§ **Source material**:
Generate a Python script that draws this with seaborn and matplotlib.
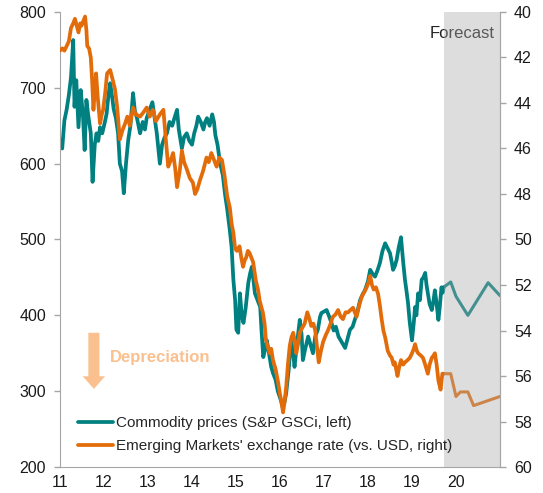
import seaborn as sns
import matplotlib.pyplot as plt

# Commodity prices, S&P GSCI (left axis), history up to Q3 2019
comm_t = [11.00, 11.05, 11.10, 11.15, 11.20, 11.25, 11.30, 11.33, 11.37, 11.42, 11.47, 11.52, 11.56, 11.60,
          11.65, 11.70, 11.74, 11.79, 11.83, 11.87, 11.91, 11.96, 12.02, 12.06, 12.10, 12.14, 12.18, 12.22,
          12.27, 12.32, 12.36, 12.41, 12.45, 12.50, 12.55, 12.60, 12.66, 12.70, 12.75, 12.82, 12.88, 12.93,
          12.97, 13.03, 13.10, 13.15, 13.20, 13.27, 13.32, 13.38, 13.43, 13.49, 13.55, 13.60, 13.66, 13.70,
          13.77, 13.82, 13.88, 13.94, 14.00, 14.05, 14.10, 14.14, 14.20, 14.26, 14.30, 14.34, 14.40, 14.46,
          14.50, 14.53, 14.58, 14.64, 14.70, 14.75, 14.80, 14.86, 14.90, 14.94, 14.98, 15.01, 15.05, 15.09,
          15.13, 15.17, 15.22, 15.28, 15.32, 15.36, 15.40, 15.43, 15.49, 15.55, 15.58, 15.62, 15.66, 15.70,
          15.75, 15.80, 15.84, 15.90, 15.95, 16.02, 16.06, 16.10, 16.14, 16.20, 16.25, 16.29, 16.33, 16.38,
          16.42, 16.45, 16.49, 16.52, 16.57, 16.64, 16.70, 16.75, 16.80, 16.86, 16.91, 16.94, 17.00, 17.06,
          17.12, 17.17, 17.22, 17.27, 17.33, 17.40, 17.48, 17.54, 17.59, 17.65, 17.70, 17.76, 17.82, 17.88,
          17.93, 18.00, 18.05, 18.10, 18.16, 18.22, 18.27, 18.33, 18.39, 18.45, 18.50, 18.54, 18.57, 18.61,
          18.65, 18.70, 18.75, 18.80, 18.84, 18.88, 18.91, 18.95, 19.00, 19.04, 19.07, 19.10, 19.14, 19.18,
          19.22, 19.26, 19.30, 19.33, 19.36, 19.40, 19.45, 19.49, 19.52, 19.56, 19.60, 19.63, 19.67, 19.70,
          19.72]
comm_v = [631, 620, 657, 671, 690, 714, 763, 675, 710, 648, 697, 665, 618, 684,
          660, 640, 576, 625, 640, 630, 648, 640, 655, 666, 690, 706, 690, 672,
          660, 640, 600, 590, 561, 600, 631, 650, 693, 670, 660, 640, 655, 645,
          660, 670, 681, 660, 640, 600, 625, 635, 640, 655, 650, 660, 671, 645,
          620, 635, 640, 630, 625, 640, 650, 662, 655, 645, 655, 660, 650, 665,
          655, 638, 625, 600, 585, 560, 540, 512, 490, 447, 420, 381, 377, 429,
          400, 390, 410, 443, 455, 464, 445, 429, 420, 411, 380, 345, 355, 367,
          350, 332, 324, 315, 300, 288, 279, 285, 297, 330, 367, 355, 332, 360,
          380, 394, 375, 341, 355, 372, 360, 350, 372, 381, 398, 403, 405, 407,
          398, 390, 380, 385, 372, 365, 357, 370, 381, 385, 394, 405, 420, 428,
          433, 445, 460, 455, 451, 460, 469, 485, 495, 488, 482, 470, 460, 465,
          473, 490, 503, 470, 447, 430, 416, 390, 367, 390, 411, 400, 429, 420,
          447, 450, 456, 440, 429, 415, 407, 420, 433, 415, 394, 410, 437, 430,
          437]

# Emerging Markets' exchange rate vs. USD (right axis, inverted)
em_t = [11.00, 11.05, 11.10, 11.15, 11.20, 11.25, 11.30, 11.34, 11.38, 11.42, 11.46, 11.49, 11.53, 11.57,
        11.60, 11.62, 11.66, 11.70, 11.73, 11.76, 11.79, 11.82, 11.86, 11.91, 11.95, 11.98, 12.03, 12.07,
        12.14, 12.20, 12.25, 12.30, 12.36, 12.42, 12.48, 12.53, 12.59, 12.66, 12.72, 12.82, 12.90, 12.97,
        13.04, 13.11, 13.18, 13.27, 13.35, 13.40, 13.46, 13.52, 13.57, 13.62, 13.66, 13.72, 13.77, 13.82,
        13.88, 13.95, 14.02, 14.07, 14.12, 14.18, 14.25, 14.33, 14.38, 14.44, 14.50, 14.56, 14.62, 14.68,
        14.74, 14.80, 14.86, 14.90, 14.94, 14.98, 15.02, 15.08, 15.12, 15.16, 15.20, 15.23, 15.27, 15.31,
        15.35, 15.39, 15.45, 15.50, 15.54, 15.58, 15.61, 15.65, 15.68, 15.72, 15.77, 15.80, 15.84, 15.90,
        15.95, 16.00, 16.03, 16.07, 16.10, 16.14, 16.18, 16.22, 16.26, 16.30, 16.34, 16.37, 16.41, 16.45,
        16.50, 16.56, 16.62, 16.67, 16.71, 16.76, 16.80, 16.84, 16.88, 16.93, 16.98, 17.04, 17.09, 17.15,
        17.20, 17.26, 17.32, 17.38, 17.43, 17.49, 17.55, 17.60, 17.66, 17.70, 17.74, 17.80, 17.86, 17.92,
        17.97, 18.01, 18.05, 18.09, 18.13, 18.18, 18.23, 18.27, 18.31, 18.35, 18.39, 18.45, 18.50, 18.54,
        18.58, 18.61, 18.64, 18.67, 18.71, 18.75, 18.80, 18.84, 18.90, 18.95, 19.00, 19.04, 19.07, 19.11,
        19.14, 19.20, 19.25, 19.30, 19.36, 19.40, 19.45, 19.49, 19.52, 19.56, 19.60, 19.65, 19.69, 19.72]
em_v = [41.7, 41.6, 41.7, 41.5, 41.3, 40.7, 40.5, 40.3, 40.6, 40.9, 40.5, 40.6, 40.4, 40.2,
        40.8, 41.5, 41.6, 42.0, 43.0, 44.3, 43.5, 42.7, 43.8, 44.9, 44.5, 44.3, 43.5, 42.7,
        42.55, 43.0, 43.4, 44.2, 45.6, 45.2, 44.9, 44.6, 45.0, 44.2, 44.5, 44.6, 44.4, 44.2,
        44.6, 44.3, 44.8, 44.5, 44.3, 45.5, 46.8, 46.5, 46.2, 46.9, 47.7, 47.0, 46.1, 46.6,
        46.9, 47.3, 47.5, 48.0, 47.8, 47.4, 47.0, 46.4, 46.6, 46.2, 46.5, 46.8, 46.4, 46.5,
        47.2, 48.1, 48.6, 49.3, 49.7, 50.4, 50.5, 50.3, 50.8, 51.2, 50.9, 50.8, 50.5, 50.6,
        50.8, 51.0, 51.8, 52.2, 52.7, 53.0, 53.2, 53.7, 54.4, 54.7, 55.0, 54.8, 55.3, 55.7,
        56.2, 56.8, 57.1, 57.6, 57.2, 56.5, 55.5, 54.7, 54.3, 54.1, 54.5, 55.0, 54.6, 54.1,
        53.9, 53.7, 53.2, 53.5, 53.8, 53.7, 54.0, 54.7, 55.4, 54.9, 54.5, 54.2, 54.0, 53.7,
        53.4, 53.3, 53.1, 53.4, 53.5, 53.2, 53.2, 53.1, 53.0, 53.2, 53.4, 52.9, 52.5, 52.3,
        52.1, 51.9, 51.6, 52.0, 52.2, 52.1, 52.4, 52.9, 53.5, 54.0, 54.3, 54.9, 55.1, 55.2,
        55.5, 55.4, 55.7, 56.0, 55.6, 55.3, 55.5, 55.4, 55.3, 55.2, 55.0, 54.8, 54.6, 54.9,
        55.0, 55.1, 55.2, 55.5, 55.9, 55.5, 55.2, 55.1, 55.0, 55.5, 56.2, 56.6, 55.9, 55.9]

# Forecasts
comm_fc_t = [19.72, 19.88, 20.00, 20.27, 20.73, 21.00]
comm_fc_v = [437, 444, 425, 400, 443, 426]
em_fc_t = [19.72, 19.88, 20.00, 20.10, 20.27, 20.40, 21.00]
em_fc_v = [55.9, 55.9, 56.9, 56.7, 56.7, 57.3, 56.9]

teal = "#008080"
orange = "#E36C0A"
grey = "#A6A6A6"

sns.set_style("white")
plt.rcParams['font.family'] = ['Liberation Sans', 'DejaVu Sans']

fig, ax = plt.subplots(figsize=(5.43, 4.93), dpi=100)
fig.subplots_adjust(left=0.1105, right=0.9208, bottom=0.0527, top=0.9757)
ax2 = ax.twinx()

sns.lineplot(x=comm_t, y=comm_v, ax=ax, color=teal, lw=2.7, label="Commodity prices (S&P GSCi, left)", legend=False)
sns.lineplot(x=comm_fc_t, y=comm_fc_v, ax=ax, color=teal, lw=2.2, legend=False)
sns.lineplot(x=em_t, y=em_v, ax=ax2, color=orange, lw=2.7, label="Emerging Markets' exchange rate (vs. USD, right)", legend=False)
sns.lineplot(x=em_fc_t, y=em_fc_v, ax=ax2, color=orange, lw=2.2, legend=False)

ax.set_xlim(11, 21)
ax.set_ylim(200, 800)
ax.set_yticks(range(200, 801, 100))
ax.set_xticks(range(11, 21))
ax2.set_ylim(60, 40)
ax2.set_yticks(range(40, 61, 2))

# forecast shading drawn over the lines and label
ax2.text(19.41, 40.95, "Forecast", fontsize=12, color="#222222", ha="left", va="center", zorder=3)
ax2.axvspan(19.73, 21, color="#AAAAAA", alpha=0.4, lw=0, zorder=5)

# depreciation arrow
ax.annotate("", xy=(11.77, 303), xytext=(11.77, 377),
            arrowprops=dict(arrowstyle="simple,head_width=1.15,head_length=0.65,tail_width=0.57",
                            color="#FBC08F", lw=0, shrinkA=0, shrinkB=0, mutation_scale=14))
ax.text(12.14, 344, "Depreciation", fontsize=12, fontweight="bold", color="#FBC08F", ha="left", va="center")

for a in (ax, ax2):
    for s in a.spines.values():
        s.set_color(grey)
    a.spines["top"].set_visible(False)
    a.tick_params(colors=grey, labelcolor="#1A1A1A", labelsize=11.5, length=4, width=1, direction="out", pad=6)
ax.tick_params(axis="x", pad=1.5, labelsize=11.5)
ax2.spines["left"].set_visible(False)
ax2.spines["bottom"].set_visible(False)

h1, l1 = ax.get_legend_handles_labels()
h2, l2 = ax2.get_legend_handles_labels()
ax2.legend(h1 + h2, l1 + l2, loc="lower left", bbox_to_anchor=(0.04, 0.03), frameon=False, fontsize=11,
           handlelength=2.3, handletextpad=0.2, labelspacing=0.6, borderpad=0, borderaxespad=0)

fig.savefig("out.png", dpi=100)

§ **The task**:
Without the pictures, return the listing above from its first line through the line that has "import matplotlib.pyplot as plt".

§ **Task result**:
Generate a Python script that draws this with seaborn and matplotlib.
import seaborn as sns
import matplotlib.pyplot as plt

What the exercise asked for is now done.